UWA PLUS
Understanding the complexities of Coercive Control in Domestic and Family Violence SWSPM204
A poor understanding of coercive control in the context of domestic and family violence (DFV) among healthcare, social services, legal and justice system professionals is a significant issue for victim-survivors. It can compromise their safety and impact every aspect of their life, health, and well-being. Coercive control erodes a victim-survivor's agency and autonomy, leading to entrapment and preventing them from leaving the abusive relationship.
This course is tailored for healthcare, social services, legal and justice system professionals. These professionals often provide direct services to victim-survivors experiencing coercive control. They are in a position to provide early intervention and response, thus enhancing safety for victim-survivors and their children.
In this micro-credential, participants will gain knowledge and a shared and consistent understanding of coercive control, recognize behaviours and tactics perpetrators use to coercively control intimate partners, risks and impacts on victim-survivors, document abuse, the systematic patterns of non-physical abuse vs physical violence, legislation and justice responses.

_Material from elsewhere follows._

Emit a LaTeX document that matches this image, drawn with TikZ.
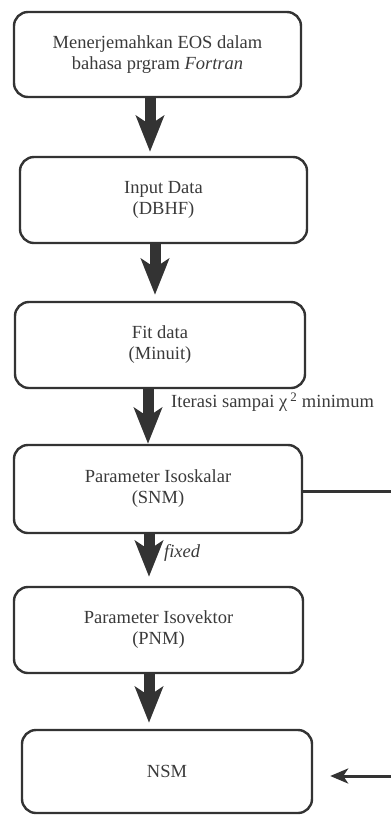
\documentclass[tikz,border=0pt]{standalone}
\usepackage{fontspec}
\setmainfont{Liberation Serif}
\usetikzlibrary{arrows.meta}
\definecolor{ink}{HTML}{333333}
\definecolor{txt}{HTML}{3A3A3A}
\tikzset{
  stepbox/.style={draw=ink, line width=2.4pt, rounded corners=14pt, inner sep=0pt,
    align=center, text=txt, font=\fontsize{18.5}{21}\selectfont},
  bigarrow/.style={draw=ink, line width=11pt,
    -{Stealth[length=36pt,width=28pt,inset=9pt]}},
  thinarrow/.style={draw=ink, line width=3pt,
    -{Stealth[length=18pt,width=15pt,inset=5pt]}},
  plainline/.style={draw=ink, line width=3pt},
  lbl/.style={text=txt, font=\fontsize{18.5}{21}\selectfont, inner sep=0pt, anchor=west}
}
\begin{document}
\begin{tikzpicture}[x=1pt,y=-1pt]
\useasboundingbox (0,0) rectangle (391,815);
\node[stepbox, minimum width=287pt, minimum height=85pt] (b1) at (157.5,54.5)
  {Menerjemahkan EOS dalam\\bahasa prgram \textit{Fortran}};
\node[stepbox, minimum width=287pt, minimum height=86pt] (b2) at (163.5,200)
  {Input Data\\(DBHF)};
\node[stepbox, minimum width=290pt, minimum height=86pt] (b3) at (160,345)
  {Fit data\\(Minuit)};
\node[stepbox, minimum width=288pt, minimum height=88pt] (b4) at (158,489)
  {Parameter Isoskalar\\(SNM)};
\node[stepbox, minimum width=289pt, minimum height=86pt] (b5) at (158.5,630)
  {Parameter Isovektor\\(PNM)};
\node[stepbox, minimum width=290pt, minimum height=83pt] (b6) at (167,771.5)
  {NSM};
% vertical arrows
\coordinate (a1) at ([xshift=-7.5pt]b1.south);
\draw[bigarrow, shorten >=4pt] (a1) -- (a1 |- b2.north);
\coordinate (a2) at ([xshift=-8.5pt]b2.south);
\draw[bigarrow, shorten >=6pt] (a2) -- (a2 |- b3.north);
\coordinate (a3) at ([xshift=-12pt]b3.south);
\draw[bigarrow] (a3) -- (a3 |- b4.north);
\coordinate (a4) at ([xshift=-9pt]b4.south);
\draw[bigarrow, shorten >=9pt] (a4) -- (a4 |- b5.north);
\coordinate (a5) at ([xshift=-9.5pt]b5.south);
\draw[bigarrow, shorten >=6pt] (a5) -- (a5 |- b6.north);
% labels
\node[lbl] (l1) at (171,402) {Iterasi sampai  χ\,\textsuperscript{2} minimum};
\node[lbl] (l2) at (164,553) {\textit{fixed}};
% side connectors
\coordinate (r4) at (391,491);
\draw[plainline] (b4.east |- r4) -- (r4);
\coordinate (r6) at (391,776);
\draw[thinarrow, shorten >=17pt] (r6) -- (b6.east |- r6);
\end{tikzpicture}
\end{document}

Upon successful completion of this micro-credential, you'll receive:
- Three PD Points
- A Certificate of Achievement
- A UWA Plus Professional Development Transcript, listing all successfully completed micro-credentials
- Delivery mode
- Online
- Course dates
- To be announced
- Registrations close
- Duration
- 8 weeks
- Effort
- A total of 75 hours composed of pre-reading (reports, books, articles, research papers) and videos/pre-recorded lectures delivered by experts on coercive control (clinical and legal professionals and lived experience survivors). These will be followed by online workshops with interactive activities, including videos and two case studies. The content will be delivered weekly in online workshops on Thursdays from 6.30-8.00pm WST.
- Cost
- $440 inc. GST
- Critical information summary
- Understanding the complexities of Coercive Control in Domestic Family Violence SWSPM204 [PDF 245KB]
What you'll learn
Participants will be able to:
Recognise and describe coercive control as a significant indicator of domestic family violence.
Explore the individualised, intersecting and cumulative nature of coercive control and differentiate between incident specific DFV and pattern-based abuse.
Recognise and identify the behaviours and tactics of perpetrators.
Identify the impacts and risks that result from coercive control and victim-survivor responses.
Recognise and document signs and perpetrator patterns of coercive control with victim-survivors and refer to specialist support for earlier intervention.
Describe the complexities and impacts of the legal system on coercive control victim-survivors.
Why study this course?
Coercive control and Domestic Family Violence (DFV) is a significant health, social and justice issue in Australia and around the world. Early engagement and response to DFV and coercive control is needed across sectors and health, social and legal professions. This course provides evidence-base knowledge to improve professionals' awareness of coercive control and DFV, to upskill them to identify, respond to, and refer them to support services.
Who should study this course?
This micro-credential is suitable for healthcare, social services, legal and justice system professionals such as psychologists, social workers, doctors, lawyers, magistrates, child health nurses, and police.
Professionals from any sector can benefit from this course, including those in emergency services, faith-based organisations, media and journalism, government and policy making, education, and human resources. Friends and family of those experiencing coercive control will also gain valuable insights.
What's next after this course?
This 3 Professional Development Point micro-credential is stackable with other micro-credentials (to total 6 Professional Development Points) for unspecified academic credit towards a relevant course at UWA such as our Graduate Certificate in Child Protection Practice.